* **Dataset content**:

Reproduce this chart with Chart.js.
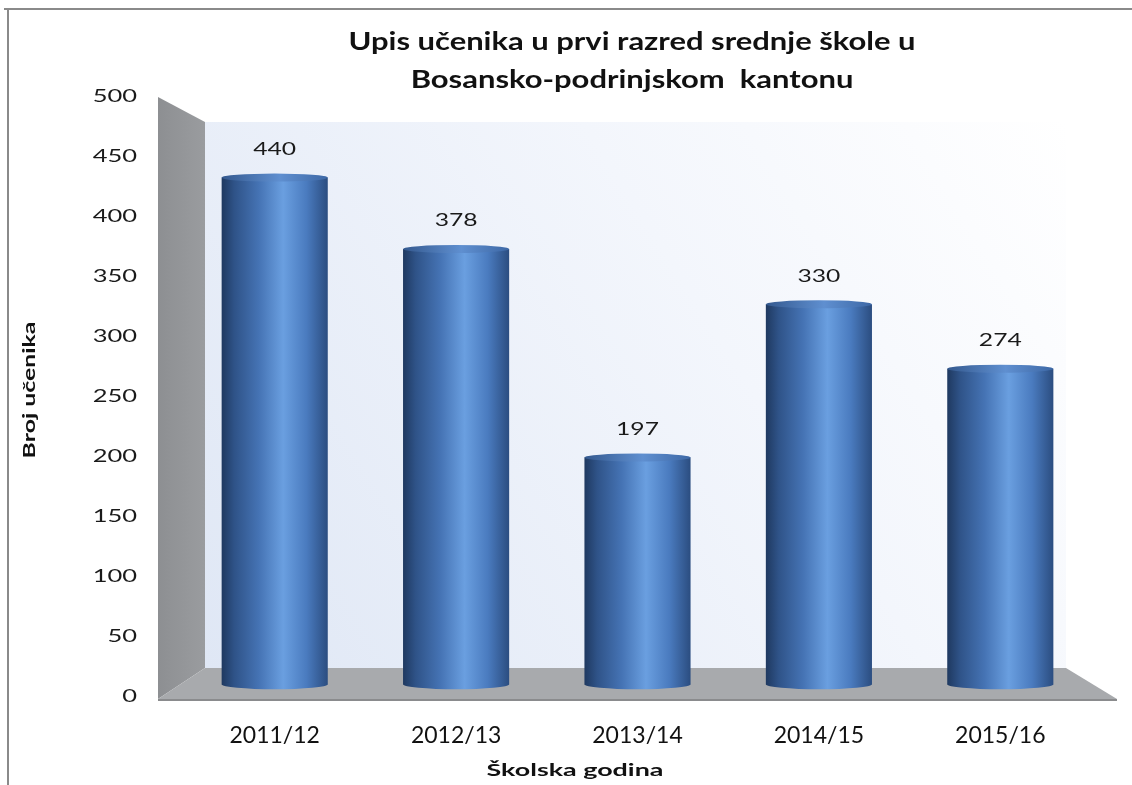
<!DOCTYPE html>
<html>
<head>
<meta charset="utf-8">
<script src="https://cdn.jsdelivr.net/npm/chart.js@4.4.0/dist/chart.umd.min.js"></script>
<style>
  html, body { margin: 0; padding: 0; background: #fff; overflow: hidden; }
  #wrap { width: 1132px; height: 785px; }
</style>
</head>
<body>
<div id="wrap"><canvas id="chart"></canvas></div>
<script>
// data
const years = ['2011/12', '2012/13', '2013/14', '2014/15', '2015/16'];
const students = [440, 378, 197, 330, 274];
const yTicks = [0, 50, 100, 150, 200, 250, 300, 350, 400, 450, 500];
const titleLines = ['Upis učenika u prvi razred srednje škole u', 'Bosansko-podrinjskom  kantonu'];
const yTitle = 'Broj učenika';
const xTitle = 'Školska godina';

const FONT = 'Lato, "Open Sans", sans-serif';

// text in the original is squeezed/stretched sideways, so draw it with a x scale
function wideText(ctx, text, x, y, font, sx, align) {
  ctx.save();
  ctx.font = font;
  ctx.textAlign = align || 'center';
  ctx.textBaseline = 'middle';
  ctx.translate(x, y);
  ctx.scale(sx, 1);
  ctx.fillText(text, 0, 0);
  ctx.restore();
}

// grey walls + floor of the excel 3d look
const backdrop = {
  id: 'backdrop',
  beforeDatasetsDraw(chart) {
    const { ctx, chartArea: a } = chart;
    const L = a.left, R = a.right, T = a.top, B = a.bottom;
    ctx.save();
    // back wall
    let g = ctx.createLinearGradient(L + 21, B - 29, R - 25, T + 25);
    g.addColorStop(0, '#dfe7f5');
    g.addColorStop(0.6, '#f3f6fc');
    g.addColorStop(1, '#ffffff');
    ctx.fillStyle = g;
    ctx.fillRect(L + 21, T + 25, (R - 25) - (L + 21), (B - 29) - (T + 25));
    // left side wall
    g = ctx.createLinearGradient(L - 26, 0, L + 21, 0);
    g.addColorStop(0, '#8d8f92');
    g.addColorStop(1, '#9a9c9f');
    ctx.fillStyle = g;
    ctx.beginPath();
    ctx.moveTo(L - 26, T);
    ctx.lineTo(L + 21, T + 25);
    ctx.lineTo(L + 21, B - 29);
    ctx.lineTo(L - 26, B + 2);
    ctx.closePath();
    ctx.fill();
    // floor
    ctx.fillStyle = '#a8aaad';
    ctx.beginPath();
    ctx.moveTo(L - 26, B + 2);
    ctx.lineTo(L + 21, B - 29);
    ctx.lineTo(R - 25, B - 29);
    ctx.lineTo(R + 26, B + 2);
    ctx.closePath();
    ctx.fill();
    ctx.fillStyle = '#8a8b8d';
    ctx.fillRect(L - 26, B + 2, (R + 26) - (L - 26), 2);
    ctx.restore();
  }
};

// cylinders painted over the (transparent) bar elements
const cylinders = {
  id: 'cylinders',
  afterDatasetsDraw(chart) {
    const { ctx } = chart;
    const meta = chart.getDatasetMeta(0);
    ctx.save();
    meta.data.forEach((el, i) => {
      const rx = el.width / 2, ry = 4;
      const x0 = el.x - rx, x1 = el.x + rx;
      const g = ctx.createLinearGradient(x0, 0, x1, 0);
      g.addColorStop(0, '#1f3960');
      g.addColorStop(0.12, '#2f5388');
      g.addColorStop(0.35, '#4573b4');
      g.addColorStop(0.58, '#6a9fe0');
      g.addColorStop(0.8, '#4a7bbf');
      g.addColorStop(1, '#2b4d80');
      ctx.fillStyle = g;
      ctx.fillRect(x0, el.y, el.width, el.base - el.y);
      ctx.beginPath();
      ctx.ellipse(el.x, el.base, rx, ry + 1, 0, 0, Math.PI * 2);
      ctx.fill();
      // top cap
      const gt = ctx.createLinearGradient(x0, 0, x1, 0);
      gt.addColorStop(0, '#34598f');
      gt.addColorStop(0.55, '#5f8fd0');
      gt.addColorStop(1, '#3d68a6');
      ctx.fillStyle = gt;
      ctx.beginPath();
      ctx.ellipse(el.x, el.y, rx, ry, 0, 0, Math.PI * 2);
      ctx.fill();
      // value label
      ctx.fillStyle = '#1a1a1a';
      wideText(ctx, String(students[i]), el.x, el.y - 28, '17px ' + FONT, 1.45);
    });
    ctx.restore();
  }
};

// y tick labels, titles and the frame lines
const texts = {
  id: 'texts',
  afterDraw(chart) {
    const { ctx } = chart;
    const ys = chart.scales.y;
    ctx.save();
    ctx.fillStyle = '#8a8a8a';
    ctx.fillRect(4, 8, 1128, 2);
    ctx.fillRect(7, 8, 2, 777);

    ctx.fillStyle = '#1a1a1a';
    ys.ticks.forEach(t => {
      wideText(ctx, String(t.value), 137, ys.getPixelForValue(t.value), '17px ' + FONT, 1.5, 'right');
    });

    ctx.fillStyle = '#111';
    ctx.font = 'bold 25px ' + FONT;
    const sx = 567 / ctx.measureText(titleLines[0]).width;
    wideText(ctx, titleLines[0], 632, 42, 'bold 25px ' + FONT, sx);
    wideText(ctx, titleLines[1], 632, 80, 'bold 25px ' + FONT, sx);

    wideText(ctx, xTitle, 575, 771, 'bold 17px ' + FONT, 1.58);
    ctx.translate(30, 390);
    ctx.rotate(-Math.PI / 2);
    wideText(ctx, yTitle, 0, 0, 'bold 17px ' + FONT, 1.46);
    ctx.restore();
  }
};

new Chart(document.getElementById('chart'), {
  type: 'bar',
  data: {
    labels: years,
    datasets: [{
      data: students,
      yAxisID: 'yBars',
      backgroundColor: 'rgba(0,0,0,0)',
      borderWidth: 0,
      categoryPercentage: 1,
      barPercentage: 0.585
    }]
  },
  options: {
    responsive: true,
    maintainAspectRatio: false,
    animation: false,
    layout: { padding: { top: 97, right: 41, left: 0, bottom: 0 } },
    plugins: { legend: { display: false }, tooltip: { enabled: false } },
    scales: {
      x: {
        grid: { display: false },
        border: { display: false },
        ticks: { color: '#111', font: { size: 23, family: FONT }, padding: 17, maxRotation: 0 },
        afterFit(s) { s.height = 88; }
      },
      y: {
        min: 0,
        max: 500,
        position: 'left',
        grid: { display: false, drawTicks: false },
        border: { display: false },
        ticks: { display: false },
        afterBuildTicks(s) { s.ticks = yTicks.map(v => ({ value: v })); },
        afterFit(s) { s.width = 184; }
      },
      // bars sit a little deeper in the 3d box than the front tick labels
      yBars: { display: false, min: -11, max: 510 }
    }
  },
  plugins: [backdrop, cylinders, texts]
});
</script>
</body>
</html>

* **Work to be completed**: Repeat the material above word for word, please, apart from its images.

* **Output for this exercise**:
Reproduce this chart with Chart.js.
<!DOCTYPE html>
<html>
<head>
<meta charset="utf-8">
<script src="https://cdn.jsdelivr.net/npm/chart.js@4.4.0/dist/chart.umd.min.js"></script>
<style>
  html, body { margin: 0; padding: 0; background: #fff; overflow: hidden; }
  #wrap { width: 1132px; height: 785px; }
</style>
</head>
<body>
<div id="wrap"><canvas id="chart"></canvas></div>
<script>
// data
const years = ['2011/12', '2012/13', '2013/14', '2014/15', '2015/16'];
const students = [440, 378, 197, 330, 274];
const yTicks = [0, 50, 100, 150, 200, 250, 300, 350, 400, 450, 500];
const titleLines = ['Upis učenika u prvi razred srednje škole u', 'Bosansko-podrinjskom  kantonu'];
const yTitle = 'Broj učenika';
const xTitle = 'Školska godina';

const FONT = 'Lato, "Open Sans", sans-serif';

// text in the original is squeezed/stretched sideways, so draw it with a x scale
function wideText(ctx, text, x, y, font, sx, align) {
  ctx.save();
  ctx.font = font;
  ctx.textAlign = align || 'center';
  ctx.textBaseline = 'middle';
  ctx.translate(x, y);
  ctx.scale(sx, 1);
  ctx.fillText(text, 0, 0);
  ctx.restore();
}

// grey walls + floor of the excel 3d look
const backdrop = {
  id: 'backdrop',
  beforeDatasetsDraw(chart) {
    const { ctx, chartArea: a } = chart;
    const L = a.left, R = a.right, T = a.top, B = a.bottom;
    ctx.save();
    // back wall
    let g = ctx.createLinearGradient(L + 21, B - 29, R - 25, T + 25);
    g.addColorStop(0, '#dfe7f5');
    g.addColorStop(0.6, '#f3f6fc');
    g.addColorStop(1, '#ffffff');
    ctx.fillStyle = g;
    ctx.fillRect(L + 21, T + 25, (R - 25) - (L + 21), (B - 29) - (T + 25));
    // left side wall
    g = ctx.createLinearGradient(L - 26, 0, L + 21, 0);
    g.addColorStop(0, '#8d8f92');
    g.addColorStop(1, '#9a9c9f');
    ctx.fillStyle = g;
    ctx.beginPath();
    ctx.moveTo(L - 26, T);
    ctx.lineTo(L + 21, T + 25);
    ctx.lineTo(L + 21, B - 29);
    ctx.lineTo(L - 26, B + 2);
    ctx.closePath();
    ctx.fill();
    // floor
    ctx.fillStyle = '#a8aaad';
    ctx.beginPath();
    ctx.moveTo(L - 26, B + 2);
    ctx.lineTo(L + 21, B - 29);
    ctx.lineTo(R - 25, B - 29);
    ctx.lineTo(R + 26, B + 2);
    ctx.closePath();
    ctx.fill();
    ctx.fillStyle = '#8a8b8d';
    ctx.fillRect(L - 26, B + 2, (R + 26) - (L - 26), 2);
    ctx.restore();
  }
};

// cylinders painted over the (transparent) bar elements
const cylinders = {
  id: 'cylinders',
  afterDatasetsDraw(chart) {
    const { ctx } = chart;
    const meta = chart.getDatasetMeta(0);
    ctx.save();
    meta.data.forEach((el, i) => {
      const rx = el.width / 2, ry = 4;
      const x0 = el.x - rx, x1 = el.x + rx;
      const g = ctx.createLinearGradient(x0, 0, x1, 0);
      g.addColorStop(0, '#1f3960');
      g.addColorStop(0.12, '#2f5388');
      g.addColorStop(0.35, '#4573b4');
      g.addColorStop(0.58, '#6a9fe0');
      g.addColorStop(0.8, '#4a7bbf');
      g.addColorStop(1, '#2b4d80');
      ctx.fillStyle = g;
      ctx.fillRect(x0, el.y, el.width, el.base - el.y);
      ctx.beginPath();
      ctx.ellipse(el.x, el.base, rx, ry + 1, 0, 0, Math.PI * 2);
      ctx.fill();
      // top cap
      const gt = ctx.createLinearGradient(x0, 0, x1, 0);
      gt.addColorStop(0, '#34598f');
      gt.addColorStop(0.55, '#5f8fd0');
      gt.addColorStop(1, '#3d68a6');
      ctx.fillStyle = gt;
      ctx.beginPath();
      ctx.ellipse(el.x, el.y, rx, ry, 0, 0, Math.PI * 2);
      ctx.fill();
      // value label
      ctx.fillStyle = '#1a1a1a';
      wideText(ctx, String(students[i]), el.x, el.y - 28, '17px ' + FONT, 1.45);
    });
    ctx.restore();
  }
};

// y tick labels, titles and the frame lines
const texts = {
  id: 'texts',
  afterDraw(chart) {
    const { ctx } = chart;
    const ys = chart.scales.y;
    ctx.save();
    ctx.fillStyle = '#8a8a8a';
    ctx.fillRect(4, 8, 1128, 2);
    ctx.fillRect(7, 8, 2, 777);

    ctx.fillStyle = '#1a1a1a';
    ys.ticks.forEach(t => {
      wideText(ctx, String(t.value), 137, ys.getPixelForValue(t.value), '17px ' + FONT, 1.5, 'right');
    });

    ctx.fillStyle = '#111';
    ctx.font = 'bold 25px ' + FONT;
    const sx = 567 / ctx.measureText(titleLines[0]).width;
    wideText(ctx, titleLines[0], 632, 42, 'bold 25px ' + FONT, sx);
    wideText(ctx, titleLines[1], 632, 80, 'bold 25px ' + FONT, sx);

    wideText(ctx, xTitle, 575, 771, 'bold 17px ' + FONT, 1.58);
    ctx.translate(30, 390);
    ctx.rotate(-Math.PI / 2);
    wideText(ctx, yTitle, 0, 0, 'bold 17px ' + FONT, 1.46);
    ctx.restore();
  }
};

new Chart(document.getElementById('chart'), {
  type: 'bar',
  data: {
    labels: years,
    datasets: [{
      data: students,
      yAxisID: 'yBars',
      backgroundColor: 'rgba(0,0,0,0)',
      borderWidth: 0,
      categoryPercentage: 1,
      barPercentage: 0.585
    }]
  },
  options: {
    responsive: true,
    maintainAspectRatio: false,
    animation: false,
    layout: { padding: { top: 97, right: 41, left: 0, bottom: 0 } },
    plugins: { legend: { display: false }, tooltip: { enabled: false } },
    scales: {
      x: {
        grid: { display: false },
        border: { display: false },
        ticks: { color: '#111', font: { size: 23, family: FONT }, padding: 17, maxRotation: 0 },
        afterFit(s) { s.height = 88; }
      },
      y: {
        min: 0,
        max: 500,
        position: 'left',
        grid: { display: false, drawTicks: false },
        border: { display: false },
        ticks: { display: false },
        afterBuildTicks(s) { s.ticks = yTicks.map(v => ({ value: v })); },
        afterFit(s) { s.width = 184; }
      },
      // bars sit a little deeper in the 3d box than the front tick labels
      yBars: { display: false, min: -11, max: 510 }
    }
  },
  plugins: [backdrop, cylinders, texts]
});
</script>
</body>
</html>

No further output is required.